After successfully selling three small molecule manufacturing plants around the world, Roche was unable to find a buyer for a site in Clarecastle, Ireland. Now, it’s set to close up there and lay off 132 workers by next year, The Irish Times reports.
Roche is already in the process of a phased exit, and the drugmaker expects the process to conclude by March 2020, the newspaper reports. The company has set aside €24 million for the employees who are still working at the site, the newspaper reports, citing Roche Ireland documents. That means each worker could be in line for a €180,000 termination payment.
In 2015, Roche unveiled a massive shift of manufacturing priorities, setting out to downsize its small molecule manufacturing capacity and bolster its biologics presence. Before that, the drugmaker announced it’d spend €800 million to expand biologics capacity at sites in Germany, Switzerland and the U.S.
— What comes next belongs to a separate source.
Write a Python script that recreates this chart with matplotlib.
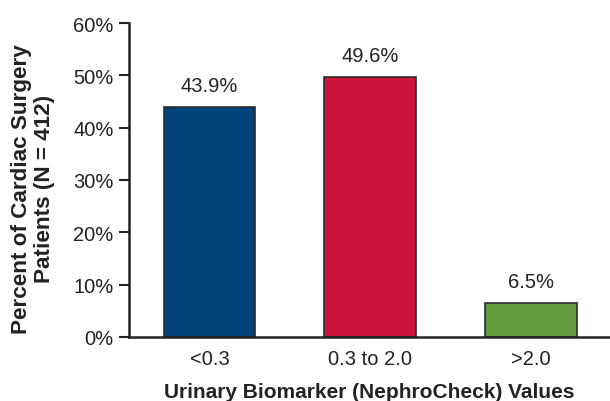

As part of the moves, Roche said it would cut 1,200 jobs and exit four small molecule sites around the world. Roche ultimately found buyers for its plants in the U.S., Italy and Spain, but couldn’t sell the Ireland site, and now it’s closing up shop.
The drugmaker sold its site in Spain to Recipharm, which won a long-term deal to supply Roche with solid-dose drugs and agreed to keep 200 workers at the facility. Roche used similar contract language to sell its other plants.
Roche’s bet on biologics has been paying off as the company holds a leadership position in cancer and other diseases. But it’ll face a new test as biosimilars to its three top cancer drugs hit the U.S. market, threatening $10 billion in sales. Roche executives believe the company’s newer medicines can fill the gap created by biosimilars and add some growth.